Plotting code records
════

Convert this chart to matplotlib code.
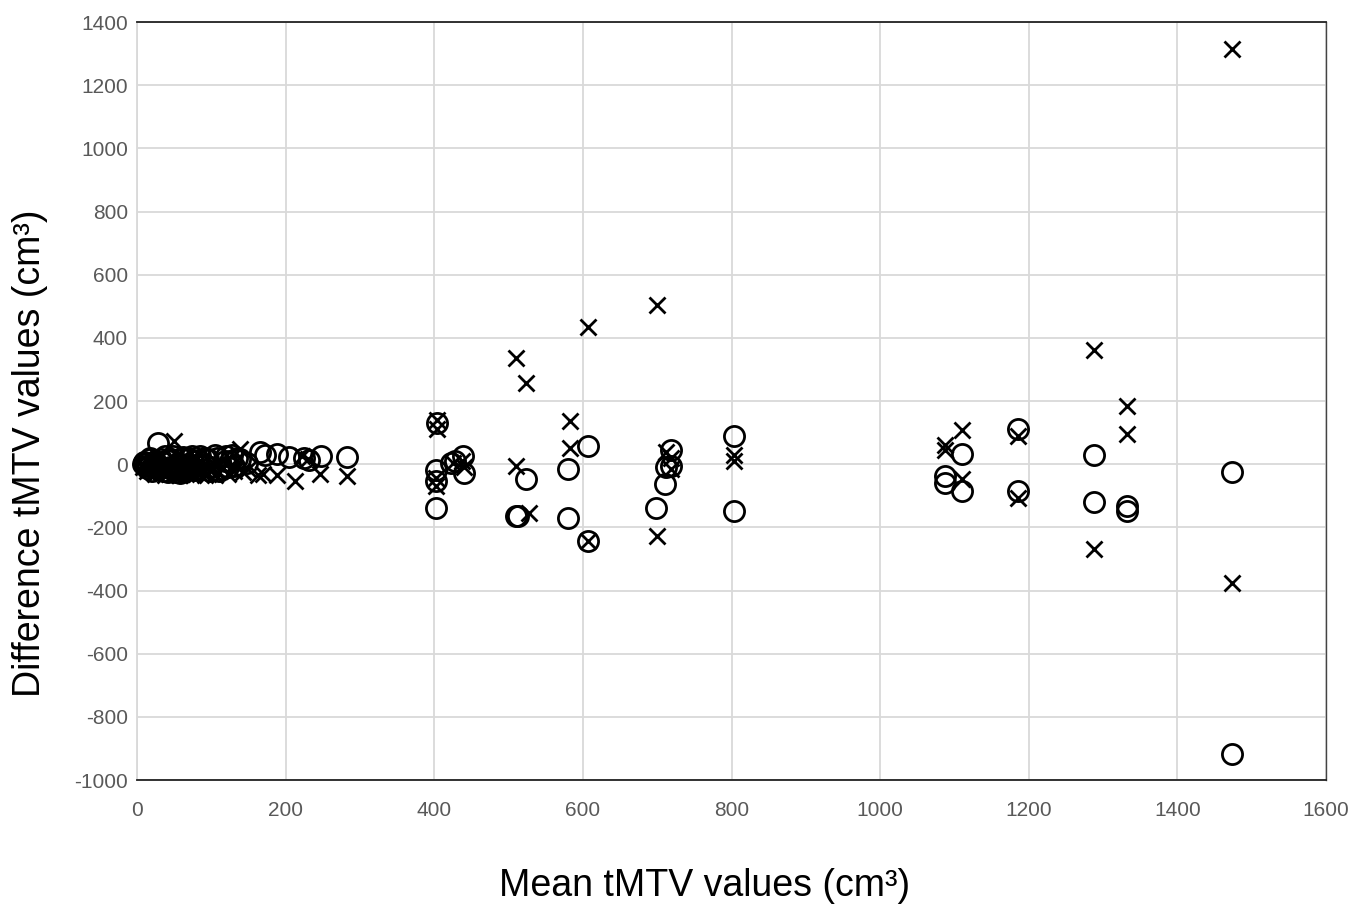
import matplotlib
matplotlib.use("Agg")
import matplotlib.pyplot as plt

plt.rcParams['font.family'] = ['Liberation Sans', 'DejaVu Sans']
plt.rcParams['axes.unicode_minus'] = False

# series 1 (circles): mean tMTV vs difference
mean_o = [8, 10, 12, 14, 15, 17, 18, 20, 22, 24, 25, 28, 30, 32, 33, 36, 38, 40, 42, 44, 46,
          48, 50, 52, 55, 58, 60, 62, 64, 66, 68, 70, 72, 74, 76, 78, 80, 82, 85, 88, 90, 92,
          95, 98, 100, 105, 108, 110, 115, 118, 120, 122, 125, 128, 130, 135, 138, 148, 165,
          172, 188, 205, 225, 232, 247, 282,
          404, 402, 402, 403, 423, 428, 439, 440, 510, 513, 524, 580, 580, 607, 607, 699,
          712, 710, 718, 718, 803, 803,
          1087, 1087, 1110, 1110, 1185, 1185, 1288, 1288, 1332, 1332, 1473, 1473]
diff_o = [0, 8, 5, -12, -5, 20, 15, -20, -10, 10, 0, 68, -15, 18, 8, -20, 25, 12, -25, -8, 18,
          25, -10, -25, 5, -28, 15, 22, -12, -20, 20, 0, -5, 25, 10, -15, -18, 12, 25, -5, 0, 20,
          15, -22, -10, 28, 20, -20, -15, 10, 25, -10, 10, 30, -5, 20, 15, 5, 38,
          30, 32, 22, 20, 12, 26, 22,
          130, -17, -54, -138, 4, 10, 25, -27, -163, -165, -48, -14, -170, 57, -242, -138,
          -10, -62, 45, -5, 89, -147,
          -38, -59, 31, -85, 112, -86, 28, -119, -133, -149, -25, -917]

# series 2 (crosses)
mean_x = [8, 10, 12, 14, 16, 18, 22, 24, 26, 30, 32, 35, 38, 40, 45, 48, 50, 55, 58, 60, 65,
          68, 70, 75, 78, 80, 85, 88, 92, 95, 100, 105, 108, 115, 122, 130, 138, 142, 150, 163,
          170, 188, 212, 222, 230, 246, 282,
          404, 404, 402, 402, 425, 438, 440, 510, 524, 510, 528, 582, 582, 607, 607, 700, 700,
          712, 718, 718, 803, 803,
          1087, 1087, 1110, 1110, 1185, 1185, 1288, 1288, 1332, 1332, 1473, 1473]
diff_x = [-8, -5, 10, -20, 5, -15, 5, -30, -20, 15, -25, -10, -35, -25, 5, -30, 75, -20, -35, -30, 10,
          -20, -25, -35, -15, 0, -30, -20, -35, -30, -15, -35, -25, -10, -30, -20, 48, -25, -15, -33,
          -30, -35, -52, 25, 15, -30, -38,
          140, 110, -70, -45, 5, 10, -10, 335, 256, -6, -154, 136, 52, 434, -242, 503, -228,
          40, 20, -15, 30, 10,
          60, 45, 107, -48, 89, -107, 361, -270, 184, 97, 1314, -376]

fig = plt.figure(figsize=(13.63, 9.07), dpi=100)
ax = fig.add_axes([0.1005, 0.14, 0.8724, 0.8357])

ax.plot(mean_o, diff_o, linestyle='none', marker='o', ms=14.5, mfc='none',
        mec='black', mew=2.0, zorder=3, clip_on=False)
ax.plot(mean_x, diff_x, linestyle='none', marker='x', ms=11.5, mec='black',
        mew=2.0, zorder=3, clip_on=False)

ax.set_xlim(0, 1600)
ax.set_ylim(-1000, 1400)
ax.set_xticks(range(0, 1601, 200))
ax.set_yticks(range(-1000, 1401, 200))
ax.grid(True, color='#d9d9d9', linewidth=1.3)
ax.set_axisbelow(True)

for s in ['top', 'bottom']:
    ax.spines[s].set_color('#222222')
    ax.spines[s].set_linewidth(1.3)
ax.spines['right'].set_color('#444444')
ax.spines['right'].set_linewidth(1.0)
ax.spines['left'].set_color('#d9d9d9')
ax.spines['left'].set_linewidth(1.3)

ax.tick_params(length=0, labelsize=15, colors='#595959')
ax.tick_params(axis='x', pad=15)
ax.tick_params(axis='y', pad=6.5)

fig.text(0.517, 1 - 886 / 907, 'Mean tMTV values (cm³)', fontsize=27,
         ha='center', va='center')
fig.text(30 / 1363, 0.5, 'Difference tMTV values (cm³)', fontsize=27,
         ha='center', va='center', rotation=90)

fig.savefig('out.png', dpi=100)
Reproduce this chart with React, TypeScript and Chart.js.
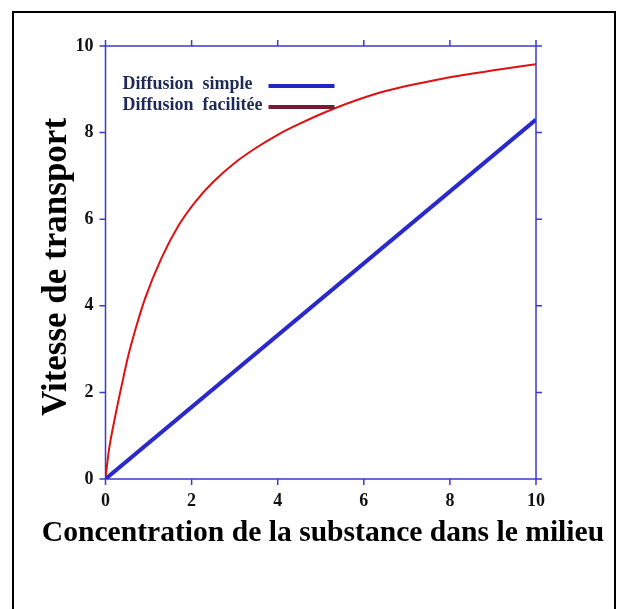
import React, { useEffect, useRef } from "react";
import { Chart, registerables } from "chart.js";

Chart.register(...registerables);

// ---- data ----
const xTicks = [0, 2, 4, 6, 8, 10];
const yTicks = [0, 2, 4, 6, 8, 10];

const simpleX = [0, 10];
const simpleY = [0, 8.3];

const facilX = [0, 0.07, 0.22, 0.38, 0.53, 0.68, 0.92, 1.3, 1.7, 2.1, 2.5, 3.0, 3.5, 4.0, 4.5, 5.3, 6.4, 7.9, 9.1, 10];
const facilY = [0, 0.6, 1.42, 2.18, 2.85, 3.4, 4.17, 5.1, 5.86, 6.42, 6.86, 7.3, 7.65, 7.95, 8.2, 8.55, 8.93, 9.26, 9.45, 9.58];

const seriesNames = ["Diffusion  simple", "Diffusion  facilitée"];
const legendColors = ["#2424cc", "#7a1a32"];
const xTitle = "Concentration de la substance dans le milieu";
const yTitle = "Vitesse de transport";

const AXIS = "#3a3ad0";
const FONT = "'Liberation Serif', 'Times New Roman', serif";

const decor = {
  id: "decor",
  beforeDatasetsDraw(chart: any) {
    const { ctx, scales } = chart;
    const x = scales.x, y = scales.y;
    const L = x.getPixelForValue(xTicks[0]);
    const R = x.getPixelForValue(xTicks[xTicks.length - 1]);
    const B = y.getPixelForValue(yTicks[0]);
    const T = y.getPixelForValue(yTicks[yTicks.length - 1]);
    ctx.save();
    ctx.strokeStyle = AXIS;
    ctx.lineWidth = 1.5;
    ctx.strokeRect(L, T, R - L, B - T);
    ctx.beginPath();
    for (const v of xTicks) {
      const px = x.getPixelForValue(v);
      ctx.moveTo(px, B); ctx.lineTo(px, B + 6);
      ctx.moveTo(px, T); ctx.lineTo(px, T - 6);
    }
    for (const v of yTicks) {
      const py = y.getPixelForValue(v);
      ctx.moveTo(L, py); ctx.lineTo(L - 6, py);
      ctx.moveTo(R, py); ctx.lineTo(R + 6, py);
    }
    ctx.stroke();
    ctx.restore();
  },
  afterDraw(chart: any) {
    const { ctx, chartArea } = chart;
    ctx.save();
    // outer box
    ctx.strokeStyle = "#000";
    ctx.lineWidth = 2;
    ctx.beginPath();
    ctx.moveTo(13, 640); ctx.lineTo(13, 12); ctx.lineTo(615, 12); ctx.lineTo(615, 640);
    ctx.stroke();

    // legend
    ctx.font = `bold 18px ${FONT}`;
    ctx.textBaseline = "middle";
    ctx.textAlign = "left";
    ctx.fillStyle = "#1c2a55";
    const lx = chartArea.left + 17;
    const ly = [chartArea.top + 38, chartArea.top + 59];
    seriesNames.forEach((name, i) => {
      ctx.fillText(name, lx, ly[i]);
      ctx.strokeStyle = legendColors[i];
      ctx.lineWidth = 4;
      ctx.beginPath();
      ctx.moveTo(lx + 146, ly[i] + 2);
      ctx.lineTo(lx + 212, ly[i] + 2);
      ctx.stroke();
    });

    // titles
    ctx.fillStyle = "#000";
    ctx.font = `bold 29.6px ${FONT}`;
    ctx.textAlign = "center";
    ctx.fillText(xTitle, 323, 533);
    ctx.save();
    ctx.translate(57, 267);
    ctx.rotate(-Math.PI / 2);
    ctx.font = `bold 35px ${FONT}`;
    ctx.fillText(yTitle, 0, 0);
    ctx.restore();
    ctx.restore();
  },
};

export default function App() {
  const ref = useRef<HTMLCanvasElement | null>(null);
  useEffect(() => {
    if (!ref.current) return;
    const chart = new Chart(ref.current, {
      type: "line",
      data: {
        datasets: [
          {
            label: seriesNames[0],
            data: simpleX.map((v, i) => ({ x: v, y: simpleY[i] })),
            borderColor: "#2a2acc",
            borderWidth: 4,
            pointRadius: 0,
            fill: false,
          },
          {
            label: seriesNames[1],
            data: facilX.map((v, i) => ({ x: v, y: facilY[i] })),
            borderColor: "#e01010",
            borderWidth: 2,
            pointRadius: 0,
            fill: false,
            cubicInterpolationMode: "monotone",
          },
        ],
      },
      options: {
        animation: false,
        responsive: false,
        devicePixelRatio: 1,
        layout: { padding: { left: 0, top: 46, right: 90, bottom: 0 } },
        plugins: { legend: { display: false }, tooltip: { enabled: false } },
        scales: {
          x: {
            type: "linear",
            min: 0,
            max: 10,
            grid: { display: false, drawTicks: false },
            border: { display: false },
            afterBuildTicks: (s: any) => { s.ticks = xTicks.map((v) => ({ value: v })); },
            afterFit: (s: any) => { s.height = 609 - 479; },
            ticks: { color: "#111", padding: 12, font: { family: FONT, size: 18, weight: "bold" }, maxRotation: 0 },
          },
          y: {
            type: "linear",
            min: 0,
            max: 10,
            grid: { display: false, drawTicks: false },
            border: { display: false },
            afterBuildTicks: (s: any) => { s.ticks = yTicks.map((v) => ({ value: v })); },
            afterFit: (s: any) => { s.width = 105.5; },
            ticks: { color: "#111", padding: 12, font: { family: FONT, size: 18, weight: "bold" } },
          },
        },
      },
      plugins: [decor],
    });
    return () => chart.destroy();
  }, []);
  return (
    <div style={{ position: "absolute", left: 0, top: 0, width: 626, height: 609, background: "#fff" }}>
      <canvas ref={ref} width={626} height={609} style={{ width: 626, height: 609 }} />
    </div>
  );
}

════

## WHAT THIS TASK INVOLVES
Search the listing for the string "React". Copy each line where it turns up.

## RIGHT ANSWER
Reproduce this chart with React, TypeScript and Chart.js.
import React, { useEffect, useRef } from "react";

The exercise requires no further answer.